| SooperKanoon Citation | sooperkanoon.com/12894 | 
| Court | Customs Excise and Service Tax Appellate Tribunal CESTAT Delhi | 
| Decided On | Feb-18-1998 | 
| Judge | J Balasundaram, R T Lajja | 
| Reported in | (2003)(160)ELT1150TriDel | 
| Appellant | Collector of Central Excise | 
| Respondent | thermopack Industries | 
2. The respondents in one case M/s. Singh Plastic and in another case M/s. Thermopack Industries were engaged in the manufacture of article of plastics which were classifiable under Chapter Heading Nos. 39.23, 39.24 and 39.26 of the Tariff. Against Sl. No. 39 of the Table annexed to Notification No. 53/88-C.E., dated 1-3-88 all goods other than of polyurethanes classifiable under the above headings were exempted from duty subject to certain conditions. Against Sl. No. 40 the applicable rate of duty was 15% ad volarem and the exemption was unconditional.
The respondents paid duty as applicable under Sl. No. 40 and availed of the Modvat credit in respect of the inputs used in the manufacture of such goods. The Collector of Central Excise (Appeals) had taken a view that the Modvat credit in such circumstances was admissible. The Revenue had contended that when the goods were covered under Sl. No. 39 of the aforesaid Table, it was not for the manufacturer to pay duty against Sl. No. 40 of the said Table.
3. We have heard Shri H.K. Jain, SDR for the Revenue. Shri T.Vishwanathan, Advocate is present for M/s. Thermopak Industries. No one is present for M/s. Singh Plastic.
4. We have gone through the exemption Notification No. 53/88-C.E., dated 1-3-88 as amended. We find that the exemption against Sl. No. 39 of the Table aforesaid was a conditional exemption. In case the conditions are not satisfied then the goods were to be assessed to duty against Sl. No. 40. It could not be argued by the Revenue that the manufacturer should avail of the benefit of nil rate of duty against Sl. No. 39 when the goods were equally classifiable under Sl. No. 40.

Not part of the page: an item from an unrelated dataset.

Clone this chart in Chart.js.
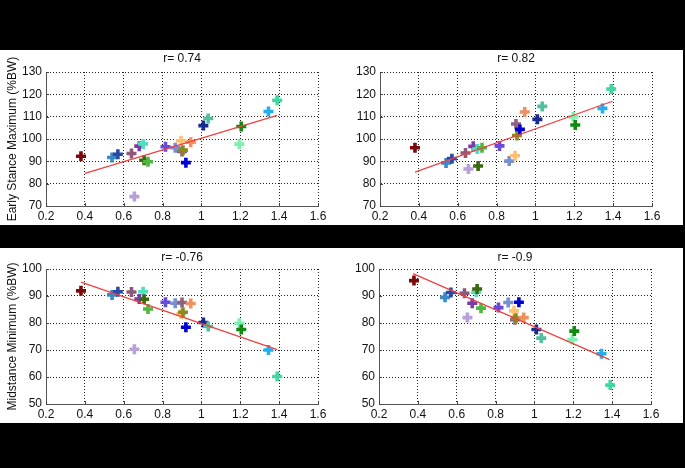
<!DOCTYPE html>
<html>
<head>
<meta charset="utf-8">
<script src="https://cdn.jsdelivr.net/npm/chart.js@4"></script>
<style>
  html, body { margin: 0; padding: 0; background: #000; }
  body { width: 685px; height: 468px; position: relative; overflow: hidden; }
  .panel { position: absolute; background: #fff; }
  .box { position: absolute; }
</style>
</head>
<body>
<div class="panel" style="left:0;top:50px;width:683px;height:175px"></div>
<div class="panel" style="left:0;top:248px;width:683px;height:175px"></div>
<div class="box" style="left:0;top:50px;width:340px;height:175px"><canvas id="c1"></canvas></div>
<div class="box" style="left:340px;top:50px;width:343px;height:175px"><canvas id="c2"></canvas></div>
<div class="box" style="left:0;top:248px;width:340px;height:175px"><canvas id="c3"></canvas></div>
<div class="box" style="left:340px;top:248px;width:343px;height:175px"><canvas id="c4"></canvas></div>
<script>
// one value per subject, same order in every array
const xValues = [0.38, 0.54, 0.57, 0.64, 0.655, 0.68, 0.70, 0.705, 0.725, 0.815, 0.865,
                 0.895, 0.90, 0.905, 0.92, 0.945, 1.01, 1.035, 1.195, 1.205, 1.345, 1.39];
const earlyLeft  = [92.3, 91.7, 93.2, 93.5, 74.2, 96.8, 97.8, 90.5, 89.8, 96.5, 96.1,
                    99.2, 94.4, 95.0, 89.4, 98.6, 106.0, 109.2, 97.7, 105.6, 112.3, 117.3];
const earlyRight = [96.1, 89.3, 91.2, 93.7, 86.6, 96.7, 95.5, 87.9, 96.1, 96.9, 90.1,
                    92.5, 106.7, 101.6, 104.3, 112.1, 108.8, 114.6, 109.9, 106.3, 113.7, 122.4];
const midLeft    = [91.9, 90.4, 91.6, 91.5, 70.3, 88.9, 91.6, 88.8, 85.2, 87.7, 87.3,
                    83.3, 87.6, 84.0, 78.4, 87.2, 80.2, 78.7, 79.9, 77.6, 70.0, 60.2];
const midRight   = [95.7, 89.5, 91.3, 91.0, 82.0, 87.3, 91.4, 92.6, 85.5, 85.7, 87.6,
                    84.5, 81.2, 81.8, 87.7, 82.0, 77.6, 74.4, 73.9, 77.0, 68.6, 57.0];
const subjectColors = ["#7a0a0a", "#3a8ac8", "#2a4aa8", "#8a5a78", "#b8a0d8", "#7a3aa8",
                       "#50e0c0", "#3a6a10", "#50b840", "#6a4ad8", "#7890d0", "#ffc070",
                       "#906080", "#8a8a20", "#0000d0", "#f09060", "#1a2a90", "#50c0a0",
                       "#80f0b0", "#108a10", "#20b0f0", "#40d8a0"];

// fitted line end points
const fitX = [[0.40, 1.39], [0.38, 1.396], [0.38, 1.39], [0.375, 1.387]];
const fitY = [[84.6, 110.6], [85.2, 116.9], [95.1, 70.1], [98.3, 66.4]];
const titles = ["r= 0.74", "r= 0.82", "r= -0.76", "r= -0.9"];
const yLabels = ["Early Stance Maximum (%BW)", "", "Midstance Minimum (%BW)", ""];
const xTicks = [0.2, 0.4, 0.6, 0.8, 1, 1.2, 1.4, 1.6];
const yRanges = [[70, 130], [70, 130], [50, 100], [50, 100]];
const series = [earlyLeft, earlyRight, midLeft, midRight];

const FONT = "'Liberation Sans Narrow', 'Liberation Sans', Arial, sans-serif";

// MATLAB style ticks pointing into the axes
const inwardTicks = {
    id: "inwardTicks",
    afterDatasetsDraw(chart) {
        const { ctx, chartArea, scales } = chart;
        ctx.save();
        ctx.strokeStyle = "#444";
        ctx.lineWidth = 1;
        ctx.beginPath();
        scales.x.ticks.forEach(t => {
            const px = Math.round(scales.x.getPixelForValue(t.value)) + 0.5;
            ctx.moveTo(px, chartArea.bottom);
            ctx.lineTo(px, chartArea.bottom - 3);
        });
        scales.y.ticks.forEach(t => {
            const py = Math.round(scales.y.getPixelForValue(t.value)) + 0.5;
            ctx.moveTo(chartArea.left, py);
            ctx.lineTo(chartArea.left + 3, py);
        });
        ctx.stroke();
        ctx.restore();
    }
};

const layouts = [
    { axisW: 46, padRight: 22, titlePad: { top: 1, bottom: 6.6 } },
    { axisW: 40, padRight: 31, titlePad: { top: 1, bottom: 6.6 } },
    { axisW: 46, padRight: 22, titlePad: { top: 2, bottom: 4.6 } },
    { axisW: 39, padRight: 32, titlePad: { top: 2, bottom: 4.6 } }
];

for (let i = 0; i < 4; i++) {
    const pts = xValues.map((x, k) => ({ x: x, y: series[i][k] }));
    const fit = fitX[i].map((x, k) => ({ x: x, y: fitY[i][k] }));
    const L = layouts[i];
    new Chart(document.getElementById("c" + (i + 1)), {
        type: "scatter",
        data: {
            datasets: [{
                data: fit,
                type: "line",
                borderColor: "#f04040",
                borderWidth: 1.3,
                pointRadius: 0,
                fill: false
            }, {
                data: pts,
                pointStyle: "cross",
                pointRadius: 5,
                pointBorderWidth: 3.6,
                pointBorderColor: subjectColors,
                pointBackgroundColor: subjectColors
            }]
        },
        options: {
            responsive: true,
            maintainAspectRatio: false,
            animation: false,
            layout: { padding: { left: 0, right: L.padRight, top: 0, bottom: 0 } },
            plugins: {
                legend: { display: false },
                tooltip: { enabled: false },
                title: {
                    display: true,
                    text: titles[i],
                    fullSize: false,
                    color: "#111",
                    font: { family: FONT, size: 12, weight: "normal", lineHeight: 1.2 },
                    padding: L.titlePad
                }
            },
            scales: {
                x: {
                    type: "linear",
                    min: 0.2,
                    max: 1.6,
                    afterBuildTicks: s => { s.ticks = xTicks.map(v => ({ value: v })); },
                    afterFit: s => { s.height = 19; },
                    ticks: {
                        color: "#111",
                        padding: 3,
                        maxRotation: 0,
                        font: { family: FONT, size: 12 },
                        callback: v => String(+v.toFixed(1))
                    },
                    grid: { color: "#222", lineWidth: 1, drawTicks: false },
                    border: { display: true, color: "#555", width: 1, dash: [1, 2] }
                },
                y: {
                    min: yRanges[i][0],
                    max: yRanges[i][1],
                    afterFit: s => { s.width = L.axisW; },
                    ticks: {
                        stepSize: 10,
                        color: "#111",
                        padding: 4,
                        font: { family: FONT, size: 12 }
                    },
                    grid: { color: "#222", lineWidth: 1, drawTicks: false },
                    border: { display: true, color: "#555", width: 1, dash: [1, 2] },
                    title: {
                        display: yLabels[i] !== "",
                        text: yLabels[i],
                        color: "#111",
                        font: { family: FONT, size: 12 },
                        padding: { top: 5, bottom: 0 }
                    }
                }
            }
        },
        plugins: [inwardTicks]
    });
}
</script>
</body>
</html>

The ld. Advocate had referred to a number of decisions of this Tribunal to the effect that when there are two exemption notifications equally applicable to a manufacture, it is his option as which of the exemption notification he avails of. In this case we find that the Sl. Nos. 39 and 40 are not similarly worded and we consider that it was the option of the assessees to pay the duty and not avail the full exemption which in any case was subject to the condition as given in Column 5 of the Table annexed to the exemption notification.
5. The Collector of Central Excise (Appeals) had observed that in the facts and circumstances of the case the benefit of Sl. No. 40 could not be denied to the manufacturers. We do not find any infirmity in the view taken by the Collector of Central Excise (Appeals). As a result there is no merit in both these appeals filed by the Revenue and the same are rejected. Ordered accordingly.